AAAI 2025 Tutorial on

User-Driven Capability Assessment of
Taskable AI Systems


Philadephia, PA, USA

February 26, 2025
(8:30 AM - 12:30 PM)

Overview

This tutorial will cover approaches for assessing the safety and functionality of AI systems designed to learn continuously and complete tasks in a user's environment. AI systems are increasingly interacting with non-expert users, leading to growing calls for better safety assessment and regulation by users, governments, and industry. While recent AI developments have made it easier to develop taskable AI systems, ensuring their safety presents unique challenges. Unlike traditional engineered systems where limited functionality yields safety, taskable AI systems are designed to adapt to user-specific tasks and environments, invalidating conventional approaches to safety assurance. These challenges cannot be addressed by simply extending existing verification and validation paradigms.

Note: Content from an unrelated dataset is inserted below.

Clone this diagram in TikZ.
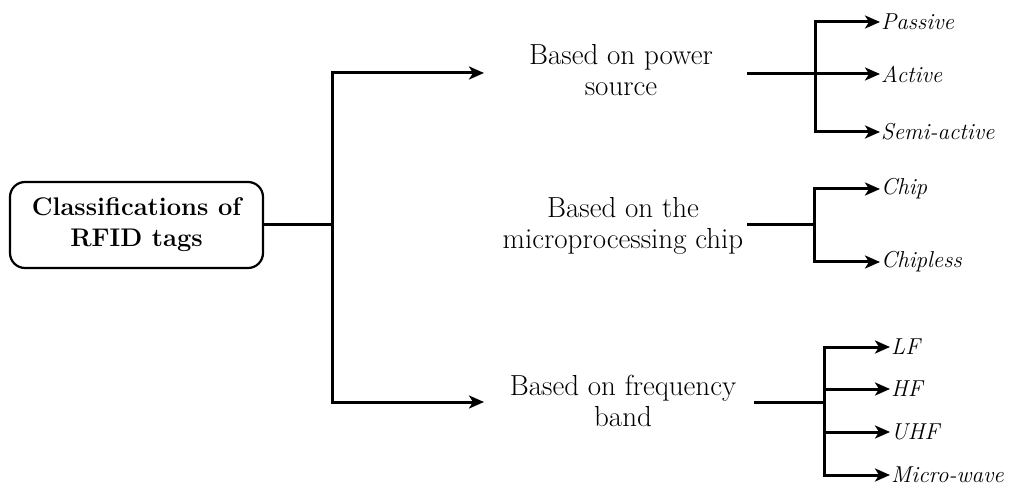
\documentclass[tikz,border=0pt]{standalone}
\usetikzlibrary{arrows.meta}
\tikzset{
 conn/.style={line width=3pt},
 arr/.style={conn,-{Stealth[length=15pt,width=13pt,inset=4pt]}},
 mainbox/.style={draw,line width=2.2pt,rounded corners=15pt,minimum width=253pt,minimum height=86pt,align=center,font=\fontsize{25.5}{31}\selectfont\bfseries},
 cat/.style={align=center,font=\fontsize{29}{31}\selectfont},
 leaf/.style={anchor=west,inner xsep=1pt,inner ysep=1pt,font=\fontsize{23}{28}\selectfont\itshape},
}
\begin{document}
\begin{tikzpicture}[x=1pt,y=-1pt]
\useasboundingbox (0,0) rectangle (1009,486);
\node[mainbox] (main) at (136.5,225) {Classifications of\\RFID tags};
\coordinate (j0) at (332,225);
\coordinate (pin1) at (484,73);
\coordinate (pin3) at (484,402);
\node[cat] (ps) at (621,70) {Based on power\\source};
\node[cat] (mc) at (623,226) {Based on the\\microprocessing chip};
\node[cat] (fb) at (623,401) {Based on frequency\\band};
\draw[conn] (main.east) -- (j0);
\draw[arr] (j0) |- (pin1);
\draw[arr] (j0) |- (pin3);
% power source
\coordinate (s1) at (747,74);
\coordinate (j1) at (815,74);
\node[leaf] (passive) at (880,22) {Passive};
\node[leaf] (active) at (880,74) {Active};
\node[leaf] (semi) at (880,132) {Semi-active};
\draw[conn] (s1) -- (j1);
\draw[arr] (j1) |- (passive.west);
\draw[arr] (j1) -- (active.west);
\draw[arr] (j1) |- (semi.west);
% chip
\coordinate (s2) at (747,225);
\coordinate (j2) at (814,225);
\node[leaf] (chip) at (880,189) {Chip};
\node[leaf] (chipless) at (880,262) {Chipless};
\draw[conn] (s2) -- (j2);
\draw[arr] (j2) |- (chip.west);
\draw[arr] (j2) |- (chipless.west);
% frequency
\coordinate (s3) at (754,402);
\coordinate (j3) at (824,402);
\node[leaf] (lf) at (890,347) {LF};
\node[leaf] (hf) at (890,389) {HF};
\node[leaf] (uhf) at (890,432) {UHF};
\node[leaf] (mw) at (890,475) {Micro-wave};
\draw[conn] (s3) -- (j3);
\draw[arr] (j3) |- (lf.west);
\draw[arr] (j3) |- (mw.west);
\draw[arr] (j3 |- hf.west) -- (hf.west);
\draw[arr] (j3 |- uhf.west) -- (uhf.west);
\end{tikzpicture}
\end{document}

This tutorial is essential for researchers working on AI safety and will interest those in robotics, planning, and human-robot interaction. Participants will learn about foundational topics like active and passive action-model learning and assessment of black-box AI systems in stationary and adaptive settings. The tutorial covers novel capability discovery and assessment techniques, with applications in real-world scenarios like household robotics, digital assistants, autonomous vehicles, and healthcare systems. Specifically, we address three main areas: (i) why conventional verification and validation approaches fall short, (ii) specific requirements and promising research directions for formal assessment of AI systems, and (iii) solutions developed for restricted settings.

By exploring these challenges and research directions, the tutorial will provide both junior and senior researchers with the foundation to contribute to this area of continual assessment of AI systems that can learn, plan and act; emphasizing the interdisciplinary nature of AI assessment that combines formal methods, human-AI interaction, and AI safety.

Please feel free to send tutorial related queries at: pulkitv@mit.edu and siddharths@asu.edu.

Organizers



Pulkit Verma
Pulkit Verma
Postdoctoral Associate, Massachusetts Institute of Technology, USA
Pulkit Verma is a Postdoctoral Associate at the Interactive Robotics Group at the Massachusetts Institute of Technology, where he works with Julie Shah. His research focuses on the safe and reliable behavior of taskable AI agents. He investigates the minimal set of requirements in an AI system that would enable a user to assess and understand the limits of its safe operability. He received his Ph.D. in Computer Science from the School of Computing and Augmented Intelligence, Arizona State University, where he worked with Siddharth Srivastava. Before that, he completed his M.Tech. in Computer Science and Engineering at Indian Institute of Technology Guwahati with Pradip K. Das. He was awarded the Graduate College Completion Fellowship at ASU in 2023, Post Graduation Scholarship from the Government of India in 2013 and 2014, and received the Best Demo Award at the International Conference on Autonomous Agents and Multiagent Systems (AAMAS) in 2022.


Siddharth Srivastava
Siddharth Srivastava
Associate Professor, Arizona State University, USA
Siddharth Srivastava is an Associate Professor in the School of Computing and Augmented Intelligence at Arizona State University. Srivastava was a Staff Scientist at the United Technologies Research Center in Berkeley before joining ASU. Prior to that, he was a postdoctoral researcher working with Stuart Russell and Pieter Abbeel at the University of California Berkeley. Srivastava received his PhD in Computer Science from the University of Massachusetts Amherst, working with Shlomo Zilberstein and Neil Immerman, and a (4+1) MS in Mathematics from Indian Institute of Technology (IIT), Kanpur. Srivastava is a recipient of the NSF CAREER award, the Top 5% Faculty Award from the Fulton Schools of Engineering at ASU, a Best Paper Award at the International Conference on Automated Planning and Scheduling (ICAPS), an Outstanding Dissertation award from the Department of Computer Science at UMass Amherst, a Best Final Year Thesis award from the Department of Mathematics at IIT Kanpur and the National Board of Higher Mathematics Scholarship in India. He served as conference Co-Chair for ICAPS 2019. He currently serves as Chair of the ICAPS Awards Committee and as Associate Editor for the Journal of AI Research.